At the same time, DelBene said there are several tools to ensure contractors are meeting VA’s requirements.

“We use the Federal IT Acquisition Reform Act (FITARA) as one way to do that, by whether we approve a contract being used for a particular project. But we also do root cause analysis on every issue, identify places where contractors are not actually performing well and we document that for future years and remediate against it,” he said. “I think that’s really key to kind of upping the game for contractors, generally speaking. We also have meetings with contractors on a regular basis. Nothing can beat getting them in the room, getting them on the call about what’s happened, and let’s problem solve together and resolve that.”

DelBene said another way to hold contractors and VA more accountable is through a resiliency dashboard.
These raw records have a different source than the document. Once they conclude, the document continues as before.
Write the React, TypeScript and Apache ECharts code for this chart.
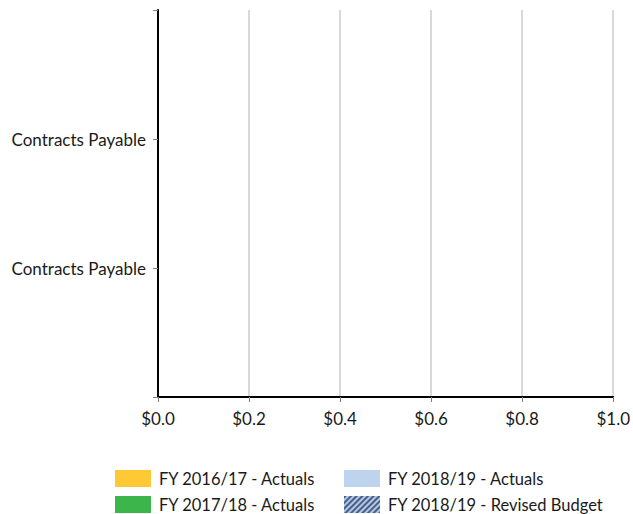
import React, { useEffect, useRef } from "react";
import * as echarts from "echarts";

const categories = ["", "Contracts Payable", "Contracts Payable", ""];
const fy1617Actuals = [null, 0, 0, null];
const fy1718Actuals = [null, 0, 0, null];
const fy1819Actuals = [null, 0, 0, null];
const fy1819Revised = [null, 0, 0, null];
const seriesNames = [
  "FY 2016/17 - Actuals",
  "FY 2017/18 - Actuals",
  "FY 2018/19 - Actuals",
  "FY 2018/19 - Revised Budget",
];
const xTicks = { min: 0, max: 1, interval: 0.2 };

const FONT = "Lato, 'Open Sans', sans-serif";

export default function App() {
  const ref = useRef<HTMLDivElement>(null);
  useEffect(() => {
    if (!ref.current) return;
    const chart = echarts.init(ref.current, undefined, { renderer: "svg" });
    const legendBase = {
      orient: "vertical" as const,
      top: 470,
      padding: 0,
      icon: "rect",
      itemWidth: 36,
      itemHeight: 17,
      itemGap: 9,
      textStyle: { fontSize: 16.5, fontFamily: FONT, color: "#1a1a1a", padding: [0, 0, 0, 3] },
    };
    chart.setOption({
      animation: false,
      backgroundColor: "#ffffff",
      grid: { left: 158, right: 18, top: 10, bottom: 117, containLabel: false },
      legend: [
        { ...legendBase, left: 115, data: [seriesNames[0], seriesNames[1]] },
        { ...legendBase, left: 344, data: [seriesNames[2], seriesNames[3]] },
      ],
      xAxis: {
        type: "value",
        min: xTicks.min,
        max: xTicks.max,
        interval: xTicks.interval,
        axisLine: { show: true, lineStyle: { color: "#000000", width: 2 } },
        axisTick: { show: true, length: 5, lineStyle: { color: "#7f7f7f", width: 1 } },
        splitLine: { show: true, lineStyle: { color: "#d9d9d9", width: 2 } },
        axisLabel: {
          fontSize: 17,
          fontFamily: FONT,
          color: "#1a1a1a",
          margin: 13,
          formatter: (v: number) => "$" + v.toFixed(1),
        },
      },
      yAxis: {
        type: "category",
        data: categories,
        boundaryGap: false,
        axisLine: { show: true, lineStyle: { color: "#000000", width: 2 } },
        axisTick: { show: true, length: 5, interval: 0, lineStyle: { color: "#7f7f7f", width: 1 } },
        splitLine: { show: false },
        axisLabel: { interval: 0, fontSize: 17, fontFamily: FONT, color: "#1a1a1a", margin: 12 },
      },
      series: [
        { name: seriesNames[0], type: "bar", data: fy1617Actuals, itemStyle: { color: "#ffc935" } },
        { name: seriesNames[1], type: "bar", data: fy1718Actuals, itemStyle: { color: "#3cb54a" } },
        { name: seriesNames[2], type: "bar", data: fy1819Actuals, itemStyle: { color: "#bdd3ee" } },
        {
          name: seriesNames[3],
          type: "bar",
          data: fy1819Revised,
          itemStyle: {
            color: "#b4c7e7",
            decal: {
              symbol: "rect",
              symbolSize: 1,
              dashArrayX: [1, 0],
              dashArrayY: [2, 2],
              rotation: -Math.PI / 4,
              color: "#4a5f86",
            },
          },
        },
      ],
    });
    return () => chart.dispose();
  }, []);
  return (
    <div
      ref={ref}
      style={{ position: "fixed", left: 0, top: 0, width: 633, height: 514 }}
    />
  );
}
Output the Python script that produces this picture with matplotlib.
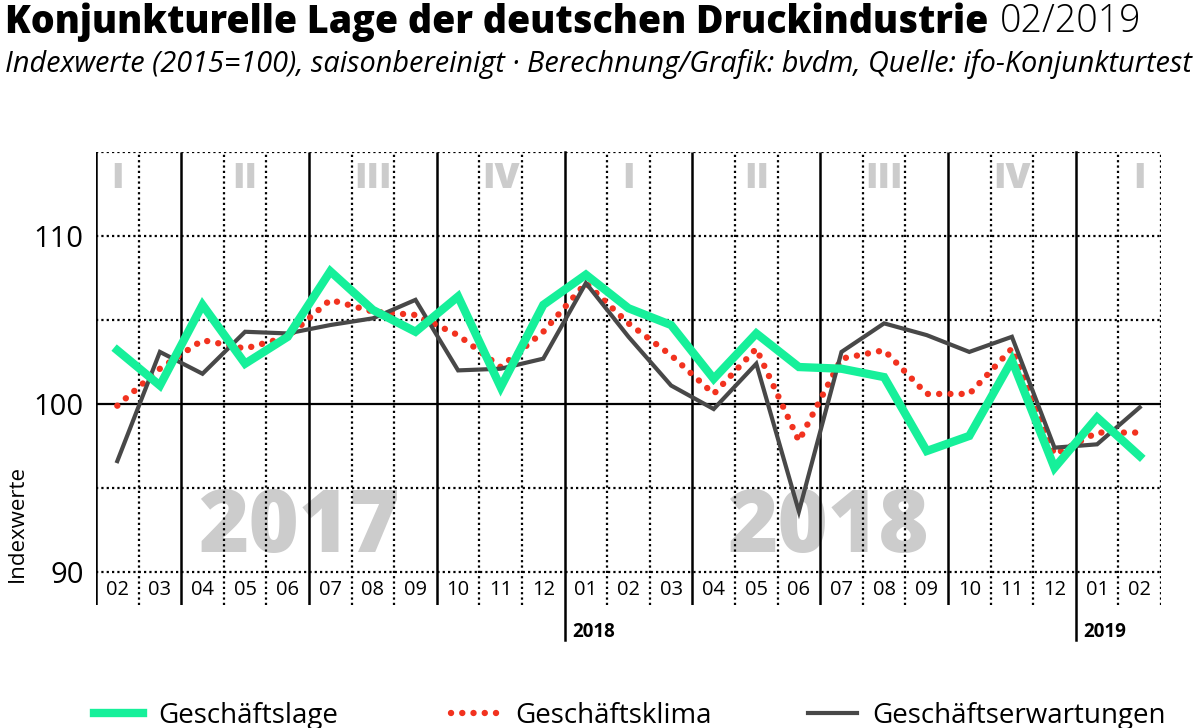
import matplotlib
matplotlib.use("Agg")
import matplotlib.pyplot as plt

plt.rcParams['font.family'] = ['Open Sans', 'DejaVu Sans']

# data: 02/2017 .. 02/2019, index 2015=100
months = ['02', '03', '04', '05', '06', '07', '08', '09', '10', '11', '12',
          '01', '02', '03', '04', '05', '06', '07', '08', '09', '10', '11', '12',
          '01', '02']
lage = [103.2, 101.1, 105.9, 102.4, 104.0, 107.9, 105.6, 104.3, 106.4, 101.0, 105.9,
        107.7, 105.7, 104.7, 101.5, 104.2, 102.2, 102.1, 101.6, 97.2, 98.1, 102.6, 96.2,
        99.2, 96.9]
klima = [99.9, 102.1, 103.8, 103.3, 104.0, 106.2, 105.5, 105.3, 104.1, 102.2, 104.3,
         107.2, 104.8, 102.9, 100.6, 103.3, 97.8, 102.7, 103.2, 100.6, 100.6, 103.3, 97.0,
         98.3, 98.3]
erwartungen = [96.6, 103.1, 101.8, 104.3, 104.2, 104.7, 105.1, 106.2, 102.0, 102.1, 102.7,
               107.2, 104.0, 101.1, 99.7, 102.4, 93.6, 103.1, 104.8, 104.1, 103.1, 104.0, 97.4,
               97.6, 99.8]
quarters = ['I', 'II', 'III', 'IV', 'I', 'II', 'III', 'IV', 'I']
years = ['2018', '2019']

GREEN = '#16f09a'
RED = '#f2321f'
GREY = '#484848'
WATER = '#cccccc'

fig = plt.figure(figsize=(12, 7.28), dpi=100)
ax = fig.add_axes([96/1200, 1-605/728, (1161-96)/1200, (605-152)/728])
ybot = 90 - 33/16.8
ax.set_xlim(-0.5, 24.5)
ax.set_ylim(ybot, 115)
for s in ax.spines.values():
    s.set_visible(False)
ax.set_xticks([])
ax.set_yticks([90, 100, 110])
ax.tick_params(axis='y', length=0, pad=9, labelsize=21)
ax.set_ylabel('Indexwerte', fontsize=16, labelpad=2)
ax.yaxis.set_label_coords(-0.064, 0.18)

n = len(months)
x = list(range(n))

# horizontal grid
ax.hlines([90, 95, 105, 110, 115], -0.5, 24.5, colors='black', lw=1.6,
          linestyles=(0, (1, 1.4)), zorder=1)
ax.hlines(100, -0.5, 24.5, colors='black', lw=1.6, zorder=1)

# vertical grid: solid at quarter boundaries, dotted otherwise
for c in range(n + 1):
    xb = c - 0.5
    m = int(months[c]) if c < n else 3
    if c == 0 or (c < n and m in (1, 4, 7, 10)):
        if m == 1:
            ax.plot([xb, xb], [90 - 68/16.8, 115], color='black', lw=1.8,
                    clip_on=False, zorder=1)
        else:
            ax.vlines(xb, ybot, 115, colors='black', lw=1.8, zorder=1)
    else:
        ax.vlines(xb, ybot, 115, colors='black', lw=1.6,
                  linestyles=(0, (1, 1.4)), zorder=1)

# month labels
for c in x:
    ax.text(c, 88.95, months[c], ha='center', va='center', fontsize=14.5)

# year labels below boundaries
yi = 0
for c in x:
    if months[c] == '01':
        ax.text(c - 0.33, 86.45, years[yi], ha='left', va='center', fontsize=13.5,
                fontweight='bold', clip_on=False)
        yi += 1

# quarter numerals, centred on middle month of each quarter
qi = 0
for c in x:
    if months[c] in ('02', '05', '08', '11'):
        ax.text(c, 113.4, quarters[qi], ha='center', va='center', fontsize=26,
                fontweight='heavy', color=WATER, zorder=0)
        qi += 1

# year watermarks
ax.text(4.27, 92.55, '2017', ha='center', va='center', fontsize=62,
        fontweight='heavy', color=WATER, zorder=0)
ax.text(16.67, 92.55, '2018', ha='center', va='center', fontsize=62,
        fontweight='heavy', color=WATER, zorder=0)

# series
l_klima, = ax.plot(x, klima, color=RED, lw=4.6, linestyle=(0, (0.01, 1.75)),
                   dash_capstyle='round', zorder=3, label='Geschäftsklima')
l_erw, = ax.plot(x, erwartungen, color=GREY, lw=3.0, zorder=4,
                 solid_joinstyle='miter', label='Geschäftserwartungen')
l_lage, = ax.plot(x, lage, color=GREEN, lw=6.0, zorder=5,
                  solid_joinstyle='miter', label='Geschäftslage')

# legend, three entries spread over the width
for h, xa in [(l_lage, 94), (l_klima, 451), (l_erw, 808)]:
    fig.legend([h], [h.get_label()], loc='center left',
               bbox_to_anchor=(xa/1200, 1-716/728), frameon=False, fontsize=20,
               handlelength=1.75, handletextpad=0.55, borderaxespad=0, borderpad=0)

# title
fig.canvas.draw()
r = fig.canvas.get_renderer()
t1 = fig.text(5/1200, 1-22/728, 'Konjunkturelle Lage der deutschen Druckindustrie',
              fontsize=27, fontweight='heavy', va='center', ha='left')
bb = t1.get_window_extent(renderer=r)
fig.text((bb.x1 + 12)/1200, 1-22/728, '02/2019', fontsize=27, fontweight='light',
         va='center', ha='left')
fig.text(5/1200, 1-64/728,
         'Indexwerte (2015=100), saisonbereinigt · Berechnung/Grafik: bvdm, Quelle: ifo-Konjunkturtest',
         fontsize=20.8, style='italic', va='center', ha='left')

fig.savefig('out.png', dpi=100)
He said his team tracks about 100 of VA’s most critical systems across key criteria that represents engineering excellence.

“We have actually in the past year and a half since I’ve been here started this thing called an engineering excellence initiative, which says we get together as a group and we find out where we have chinks in the armor of our engineering processes. What do we want to drive for improvement? What is our development pipeline looking like? Do we have enough security checks as code gets checked in? What percentage of critical errors are happening in systems because of unforced errors?” he said. “It’s all about figuring out where our gaps are, figuring out what do we want to measure differently in the next semester than we are in this semester, and just iteratively, turning the crank over and over and over again. That’s pretty much how the rest of the world works, too. It’s just exciting to kind of bring this level of engineering rigor into the federal government as well.”